Wednesday, August 14, 2019

Superman in the New Millennium Part 2: Jurgens's Action and Tomasi's Superman.

The Rebirth initiative inaugurated arguably the greatest era of Superman comics in more than a decade and a half not for the typical reasons of reinventing and innovating the titular hero, like so many writers trying to craft a "classic" run try to do, but merely on the basis that the comics were good.

Writers given the burden of writing Superman in his various titles have been pondering for decades on how to default Superman back to his position as comics' greatest hero, and this means changing the cardinal foundation of the character. In Godfall and For Tomorrow, Superman was placed in science fiction setting more appropriate for a Michael Bay film or a Marc Silvestri comic rather than a something that felt natural for the Man of Steel. Robinson, Rucka, Loeb, and Kelly built the character up to be the linchpin of company wide events such as Our Worlds at War and New Krypton. Austen attempted to inject a love triangle between Lana Lang, Clark Kent, and Lois Lane. Finally, J. Michael Straczynski haphazardly attempted to translate O'Neil's dated Green Lantern/Green Arrow to Superman. The New Fifty Two doubled down on the gimmicks: Replacing his tights with Jim Lee armor, gifting him with a new angst ridden, brash personality, and as a final nail on the coffin, outing his secret identity to the public. All of these falling flat on their face.
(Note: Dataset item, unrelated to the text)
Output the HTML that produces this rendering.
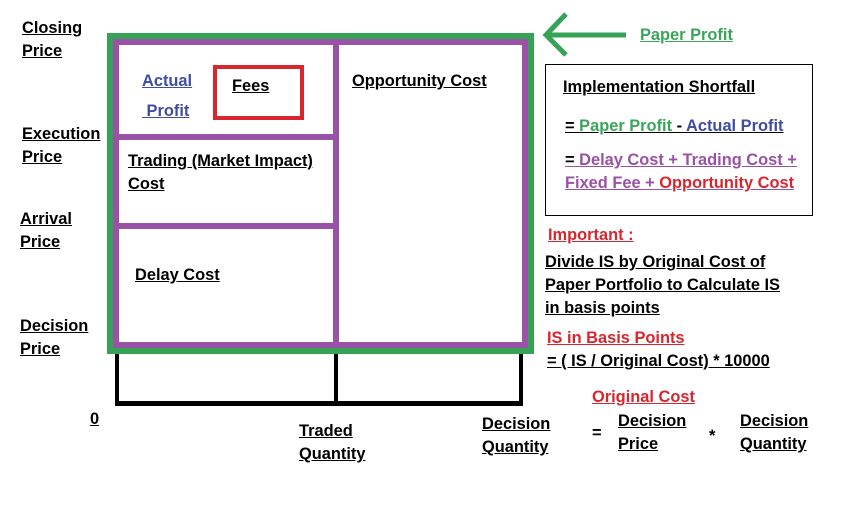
<!DOCTYPE html>
<html><head><style>
body{margin:0;width:857px;height:518px;background:#fff;position:relative;overflow:hidden;font-family:"Liberation Sans",sans-serif;font-weight:bold;font-size:16.4px;}
.t{position:absolute;text-decoration:underline;white-space:nowrap;line-height:23px;color:#000;}
.b{position:absolute;box-sizing:border-box;}
.g{color:#3aa65a}.bl{color:#3f4ea0}.p{color:#9a52a6}.r{color:#d8262f}
</style></head><body>
<div class="b" style="left:107px;top:33px;width:427px;height:321px;border:6px solid #36a256"></div>
<div class="b" style="left:113px;top:39px;width:415px;height:309px;border:6px solid #9a52a6"></div>
<div class="b" style="left:333px;top:39px;width:6px;height:309px;background:#9a52a6"></div>
<div class="b" style="left:113px;top:134px;width:223px;height:6px;background:#9a52a6"></div>
<div class="b" style="left:113px;top:223px;width:223px;height:6px;background:#9a52a6"></div>
<div class="b" style="left:213px;top:65px;width:91px;height:55px;border:4px solid #d8262f"></div>
<div class="b" style="left:115px;top:354px;width:4px;height:51px;background:#000"></div>
<div class="b" style="left:334px;top:354px;width:4px;height:51px;background:#000"></div>
<div class="b" style="left:519px;top:354px;width:4px;height:51px;background:#000"></div>
<div class="b" style="left:115px;top:401px;width:408px;height:5px;background:#000"></div>
<svg style="position:absolute;left:0;top:0" width="857" height="518"><path d="M546 35 L626 35 M566 14 L546 35 L566 55" stroke="#36a256" stroke-width="5" fill="none"/></svg>
<div class="b" style="left:545px;top:64px;width:268px;height:152px;border:1px solid #000"></div>

<div class="t" style="left:22px;top:17px">Closing<br>Price</div>
<div class="t" style="left:22px;top:123px">Execution<br>Price</div>
<div class="t" style="left:20px;top:208px">Arrival<br>Price</div>
<div class="t" style="left:20px;top:315px">Decision<br>Price</div>
<div class="t bl" style="left:142px;top:66px;line-height:30px">Actual<br>&nbsp;Profit</div>
<div class="t" style="left:232px;top:75px">Fees</div>
<div class="t" style="left:352px;top:70px">Opportunity Cost</div>
<div class="t" style="left:128px;top:150px">Trading (Market Impact)<br>Cost</div>
<div class="t" style="left:135px;top:264px">Delay Cost</div>
<div class="t" style="left:90px;top:408px">0</div>
<div class="t" style="left:299px;top:420px">Traded<br>Quantity</div>
<div class="t" style="left:482px;top:413px">Decision<br>Quantity</div>
<div class="t g" style="left:640px;top:24px">Paper Profit</div>
<div class="t" style="left:563px;top:76px">Implementation Shortfall</div>
<div class="t" style="left:565px;top:115px">= <span class="g">Paper Profit </span>- <span class="bl">Actual Profit</span></div>
<div class="t p" style="left:565px;top:149px"><span style="color:#000">= </span>Delay Cost + Trading Cost +<br>Fixed Fee + <span class="r">Opportunity Cost</span></div>
<div class="t r" style="left:548px;top:224px">Important :</div>
<div class="t" style="left:545px;top:251px">Divide IS by Original Cost of<br>Paper Portfolio to Calculate IS<br>in basis points</div>
<div class="t r" style="left:547px;top:327px">IS in Basis Points</div>
<div class="t" style="left:547px;top:350px">= ( IS / Original Cost) * 10000</div>
<div class="t r" style="left:592px;top:386px">Original Cost</div>
<div class="t" style="left:592px;top:422px;text-decoration:none">=</div>
<div class="t" style="left:618px;top:410px">Decision<br>Price</div>
<div class="t" style="left:709px;top:425px;text-decoration:none">*</div>
<div class="t" style="left:740px;top:410px">Decision<br>Quantity</div>
</body></html>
While Rebirth did change some aspects to the Superman status quo, these changes didn't alter the Superman formula a s we know it. In the Rebirth 'Action Comics' and 'Superman' Clark Kent was once more in a fruitful marriage with longtime love interest Lois Lane fighting extraordinary threats with the same 'gee whizz' attitude that has been a staple of the character in his most iconic forms. Lex Luthor becoming a hero, while being a problematic notion in the long term, was a very entertaining subplot in Action Comics, and didn't overstate it's welcome. The emergence of Jon Kent in 'Superman' marked, in my opinion, one of the most engaging new creations in the Superman mythos since Steel and Superboy during Reign of the Superman more than two decades prior.

Jurgens and Tomasi were not great successors to the Superman throne mind you: There was the odd subpar storyline and the stellar status quo of the two creative teams were breaker up by writers and artists of lesser quality in a likelyhood due to breakneck scheduling pace caused by the premier titles of the DC Rebirth li ne being bimonthly. Nonetheles, Tomasi and Jurgens managed to return Superman, not to his past heights of popularity, as every past contemporary Superman writer had failed to accomplish, but to a level of dependable competency in his titles.

Superman is a character whose milquetoast toast nature leads to a situation wherein it is best not to rock the boat. While someone such as Batman is heavily malleable,  as he can be a campy science fiction hero, a semiserous pulp detective, or a troubled verteran antihero and have all interpretations work equally well, Superman is comparatively rigid in terms of characterization, location, and tone. Superman doesn't succeed as a bully for the working class as in Morrison's run, or a man on the run as in Yang's run, or a straight up ass as in Austen's.

Elseworlds and Imaginary Tales put aside, Superman should be the kindhearted but bold from equal part Krypton and Kansas with Lois Lane by his side. These are the fundamentals of the character, and what made both Jurgens and Tomasi's takes on him work in contrast to the past near two decades.